Research Methods and Experiments
The research team utilized pcDNA3.1(+) plasmids as the backbone, replacing CMV promoters with mouse or human adipose-specific adiponectin promoters (mADP or hADP) to construct plasmids specifically expressing UCP1 in adipose tissue. Plasmids were encapsulated with nanomaterials and injected into mice to evaluate expression specificity, thermogenic capacity, and metabolic impacts in adipose tissue. In vitro validation used 3T3-L1, NIH/3T3, mouse primary adipocytes, and human adipose-derived stem cells (hADSCs), while in vivo experiments employed normal chow diet (NCD) and high-fat diet (HFD)-induced obese mouse models. Comprehensive assessments of plasmid expression, energy expenditure, weight changes, and metabolic homeostasis regulation were conducted using immunohistochemistry, Western blotting, thermal imaging, metabolic cage monitoring, glucose tolerance, and insulin tolerance tests.

Key Conclusions and Perspectives

• hADP promoter-modified plasmids achieve adipocyte-specific UCP1 overexpression, whereas mADP modifications show no significant effect, suggesting superior functional activity of human promoters in mouse models.
• In vitro experiments demonstrate hADP-UCP1 OE plasmids significantly reduce lipid droplet accumulation, enhance energy expenditure, and improve glucose uptake capacity in adipocytes.
• In vivo studies reveal hADP-Ucp1 OE plasmid treatment significantly reduces body weight, adipose tissue mass, and improves glucose homeostasis and insulin sensitivity in HFD-induced obese mice.
• hADP-Ucp1 OE plasmid therapy increases basal and maximal oxygen consumption rates (OCR), confirming enhanced thermogenic function in adipose tissue.
• Plasmid treatment shows no detectable toxicity or side effects in mice, with normal biochemical profiles, organ histopathology, and immunohistochemical analyses indicating excellent biocompatibility.

Research Significance and Prospects
This study presents a novel, safe, and efficient adipose-targeted gene therapy strategy, offering potential clinical interventions for obesity and related metabolic diseases.
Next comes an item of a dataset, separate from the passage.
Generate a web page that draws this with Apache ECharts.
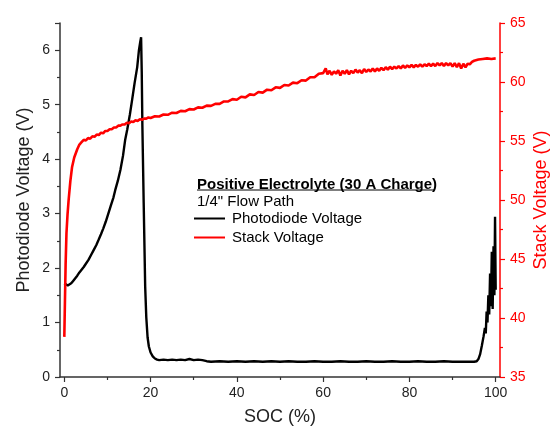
<!DOCTYPE html>
<html>
<head>
<meta charset="utf-8">
<script src="https://cdn.jsdelivr.net/npm/echarts@6/dist/echarts.min.js"></script>
<style>
  html, body { margin: 0; padding: 0; background: #fff; }
  #chart { width: 551px; height: 432px; }
</style>
</head>
<body>
<div id="chart"></div>
<script>
// tick positions
const socTicks = [0, 20, 40, 60, 80, 100];
const socMinorTicks = [10, 30, 50, 70, 90];

// photodiode voltage (V) vs SOC (%)
const pdData = [
    [0, 1.72], [0.4, 1.69], [0.8, 1.68], [1.2, 1.70], [1.6, 1.72], [2.0, 1.76], [2.5, 1.81],
    [3.0, 1.86], [3.5, 1.92], [4.0, 1.97], [4.5, 2.02], [5.0, 2.08], [5.6, 2.15], [6.2, 2.24],
    [6.8, 2.33], [7.4, 2.42], [7.9, 2.51], [8.5, 2.62], [9.0, 2.72], [9.6, 2.85], [10.2, 3.0],
    [10.8, 3.15], [11.4, 3.30], [11.8, 3.43], [12.4, 3.6], [13.0, 3.8], [13.6, 4.06], [14.1, 4.35],
    [14.6, 4.55], [15.2, 4.82], [15.7, 5.08], [16.3, 5.4], [16.9, 5.69], [17.3, 6.0], [17.6, 6.15],
    [17.8, 6.24], [17.95, 5.6], [18.1, 4.6], [18.4, 3.2], [18.75, 1.65], [19.0, 1.1], [19.3, 0.73],
    [19.6, 0.56], [20.0, 0.45], [20.5, 0.38], [21.0, 0.34], [21.5, 0.32], [22, 0.31], [23, 0.32],
    [24, 0.31], [25, 0.32], [26, 0.31], [27, 0.32], [28, 0.31], [29, 0.33], [30, 0.31], [31, 0.32],
    [32, 0.31], [33, 0.29], [34, 0.28], [36, 0.29], [38, 0.28], [40, 0.29], [42, 0.28], [44, 0.29],
    [46, 0.28], [48, 0.29], [50, 0.28], [52, 0.29], [54, 0.28], [56, 0.28], [58, 0.29], [60, 0.28],
    [62, 0.28], [64, 0.29], [66, 0.28], [68, 0.28], [70, 0.29], [72, 0.28], [74, 0.28], [76, 0.29],
    [78, 0.28], [80, 0.28], [82, 0.29], [84, 0.28], [86, 0.28], [88, 0.29], [90, 0.28], [92, 0.28],
    [94, 0.28], [95, 0.28], [95.6, 0.29], [96, 0.33], [96.4, 0.42], [96.8, 0.58], [97.2, 0.75],
    [97.5, 0.9], [97.7, 0.8], [97.9, 1.2], [98.1, 1.0], [98.3, 1.5], [98.5, 1.15], [98.7, 1.9],
    [98.9, 1.3], [99.1, 2.3], [99.3, 1.25], [99.5, 2.4], [99.7, 1.5], [99.85, 2.94], [100, 1.6]
];

// stack voltage (V) vs SOC (%)
const stackData = [
    [0, 38.4], [0.15, 41.5], [0.3, 44.5], [0.5, 47.2], [0.75, 48.8], [1, 50.0], [1.4, 51.6],
    [1.8, 52.8], [2.3, 53.6], [3, 54.3], [3.5, 54.7], [4, 54.9], [4.5, 55.1], [5, 55.05],
    [5.5, 55.25], [6, 55.2], [6.5, 55.4], [7, 55.35], [7.5, 55.55], [8, 55.5], [8.5, 55.7],
    [9, 55.65], [9.5, 55.85], [10, 55.85], [10.5, 56.0], [11, 56.0], [11.5, 56.15], [12, 56.15],
    [12.5, 56.3], [13, 56.3], [13.5, 56.4], [14, 56.4], [14.5, 56.55], [15, 56.5], [15.5, 56.65],
    [16, 56.6], [16.5, 56.75], [17, 56.7], [17.5, 56.85], [18, 56.8], [18.5, 56.9], [19, 56.9],
    [19.5, 57.0], [20, 56.95], [21, 57.1], [22, 57.08], [23, 57.25], [24, 57.22], [25, 57.4],
    [26, 57.37], [27, 57.55], [28, 57.52], [29, 57.7], [30, 57.67], [31, 57.85], [32, 57.82],
    [33, 58.0], [34, 57.98], [35, 58.15], [36, 58.15], [37, 58.35], [38, 58.35], [39, 58.55],
    [40, 58.5], [41, 58.75], [42, 58.7], [43, 58.95], [44, 58.9], [45, 59.15], [46, 59.1],
    [47, 59.35], [48, 59.3], [49, 59.55], [50, 59.5], [51, 59.75], [52, 59.7], [53, 59.95],
    [54, 59.9], [55, 60.15], [56, 60.12], [57, 60.4], [58, 60.4], [59, 60.7], [60, 60.75],
    [60.6, 61.15], [61, 60.65], [61.5, 60.95], [62, 60.6], [62.5, 60.9], [63, 60.7], [63.5, 61.0],
    [64, 60.55], [64.5, 60.95], [65, 60.7], [65.5, 61.0], [66, 60.65], [66.5, 60.95], [67, 60.75],
    [67.5, 61.05], [68, 60.8], [68.5, 61.0], [69, 60.75], [69.5, 61.1], [70, 60.85], [70.5, 61.05],
    [71, 60.9], [71.5, 61.15], [72, 60.9], [72.5, 61.15], [73, 60.95], [73.5, 61.2], [74, 61.0],
    [74.5, 61.25], [75, 61.05], [75.5, 61.3], [76, 61.1], [76.5, 61.3], [77, 61.15], [77.5, 61.35],
    [78, 61.15], [78.5, 61.4], [79, 61.2], [79.5, 61.4], [80, 61.25], [80.5, 61.45], [81, 61.25],
    [81.5, 61.45], [82, 61.3], [82.5, 61.5], [83, 61.3], [83.5, 61.5], [84, 61.35], [84.5, 61.55],
    [85, 61.35], [85.5, 61.55], [86, 61.35], [86.5, 61.6], [87, 61.4], [87.5, 61.6], [88, 61.35],
    [88.5, 61.6], [89, 61.4], [89.5, 61.6], [90, 61.3], [90.5, 61.6], [91, 61.25], [91.5, 61.6],
    [92, 61.15], [92.5, 61.55], [93, 61.25], [93.5, 61.55], [94, 61.5], [94.5, 61.7], [95, 61.8],
    [96, 61.9], [97, 61.95], [98, 62.0], [99, 61.95], [100, 62.0]
];

const FONT = '"Liberation Sans", Arial, sans-serif';
const AXIS_DARK = '#333';
const RED = '#ff0000';

let myChart = echarts.init(document.getElementById('chart'));

let option = {
    animation: false,
    backgroundColor: '#fff',
    textStyle: {fontFamily: FONT},
    grid: {left: 60, right: 51, top: 23, bottom: 55, containLabel: false, outerBoundsMode: 'none'},
    legend: {
        orient: 'vertical',
        left: 194,
        top: 209,
        padding: 0,
        itemGap: 0,
        itemWidth: 31,
        itemHeight: 2,
        icon: 'rect',
        textStyle: {fontSize: 15, color: '#000', lineHeight: 19, padding: [0, 0, 0, 2]},
        data: ['Photodiode Voltage', 'Stack Voltage']
    },
    graphic: [
        {
            type: 'text', left: 197, top: 177,
            style: {text: 'Positive Electrolyte (30 A Charge)', font: 'bold 15px ' + FONT, fill: '#000'}
        },
        {
            type: 'line',
            shape: {x1: 197, y1: 190, x2: 434, y2: 190},
            style: {stroke: '#000', lineWidth: 1.2}
        },
        {
            type: 'text', left: 197, top: 194,
            style: {text: '1/4" Flow Path', font: '15px ' + FONT, fill: '#000'}
        }
    ],
    xAxis: [
        {
            type: 'value',
            min: -1,
            max: 101,
            name: 'SOC (%)',
            nameLocation: 'middle',
            nameGap: 31,
            nameMoveOverlap: false,
            nameTextStyle: {fontSize: 18, color: '#222'},
            splitLine: {show: false},
            axisLine: {show: true, onZero: false, lineStyle: {color: AXIS_DARK, width: 1.5}},
            axisTick: {show: true, inside: false, length: 5, customValues: socTicks, lineStyle: {color: AXIS_DARK, width: 1.2}},
            axisLabel: {fontSize: 14, color: '#222', margin: 9, customValues: socTicks}
        },
        {
            // minor ticks on the bottom axis
            type: 'value',
            position: 'bottom',
            min: -1,
            max: 101,
            splitLine: {show: false},
            axisLine: {show: false, onZero: false},
            axisTick: {show: true, inside: false, length: 3, customValues: socMinorTicks, lineStyle: {color: AXIS_DARK, width: 1.2}},
            axisLabel: {show: false}
        }
    ],
    yAxis: [
        {
            type: 'value',
            position: 'left',
            min: 0,
            max: 6.5,
            interval: 1,
            name: 'Photodiode Voltage (V)',
            nameLocation: 'middle',
            nameGap: 27,
            nameMoveOverlap: false,
            nameRotate: 90,
            nameTextStyle: {fontSize: 18, color: '#222'},
            splitLine: {show: false},
            axisLine: {show: true, onZero: false, lineStyle: {color: AXIS_DARK, width: 1.5}},
            axisTick: {show: true, inside: false, length: 5, lineStyle: {color: AXIS_DARK, width: 1.2}},
            minorTick: {show: true, splitNumber: 2, length: 3, lineStyle: {color: AXIS_DARK, width: 1.2}},
            axisLabel: {fontSize: 14, color: '#222', margin: 10, showMaxLabel: false}
        },
        {
            type: 'value',
            position: 'right',
            min: 35,
            max: 65,
            interval: 5,
            name: 'Stack Voltage (V)',
            nameLocation: 'middle',
            nameGap: 32,
            nameMoveOverlap: false,
            nameRotate: 90,
            nameTextStyle: {fontSize: 18, color: RED},
            splitLine: {show: false},
            axisLine: {show: true, onZero: false, lineStyle: {color: RED, width: 1.5}},
            axisTick: {show: true, inside: false, length: 5, lineStyle: {color: RED, width: 1.2}},
            minorTick: {show: true, splitNumber: 2, length: 3, lineStyle: {color: RED, width: 1.2}},
            axisLabel: {fontSize: 14, color: RED, margin: 10}
        }
    ],
    series: [
        {
            name: 'Photodiode Voltage',
            type: 'line',
            xAxisIndex: 0,
            yAxisIndex: 0,
            data: pdData,
            showSymbol: false,
            color: '#000',
            lineStyle: {color: '#000', width: 2.4}
        },
        {
            name: 'Stack Voltage',
            type: 'line',
            xAxisIndex: 0,
            yAxisIndex: 1,
            data: stackData,
            showSymbol: false,
            color: RED,
            lineStyle: {color: RED, width: 2.6}
        }
    ]
};

myChart.setOption(option);
</script>
</body>
</html>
Future research should optimize plasmid delivery systems to improve expression efficiency and stability, evaluate efficacy and safety in non-human primates, and explore applications in other metabolic disorders like diabetes to expand clinical utility.

 

 

Conclusion
This study successfully develops a plasmid-based gene therapy strategy utilizing hADP promoter-driven UCP1 overexpression. The approach effectively induces adipose thermogenesis, reduces body weight, improves metabolic homeostasis, and demonstrates excellent safety in mouse models. Compared to traditional plasmid systems, this strategy offers stronger adipose specificity by avoiding off-target tissue expression, establishing a new direction for treating obesity and related metabolic disorders. The research provides experimental foundations for future clinical translation, potentially enabling non-viral gene therapy approaches for human obesity management.

 

Ze‐Wei Zhao, Longyun Hu, Bigui Song, Jin Li, and Zhonghan Yang. DNA‐mediated UCP1 overexpression in adipose tissue: A promising anti‐obesity gene therapy. Clinical and Translational Medicine.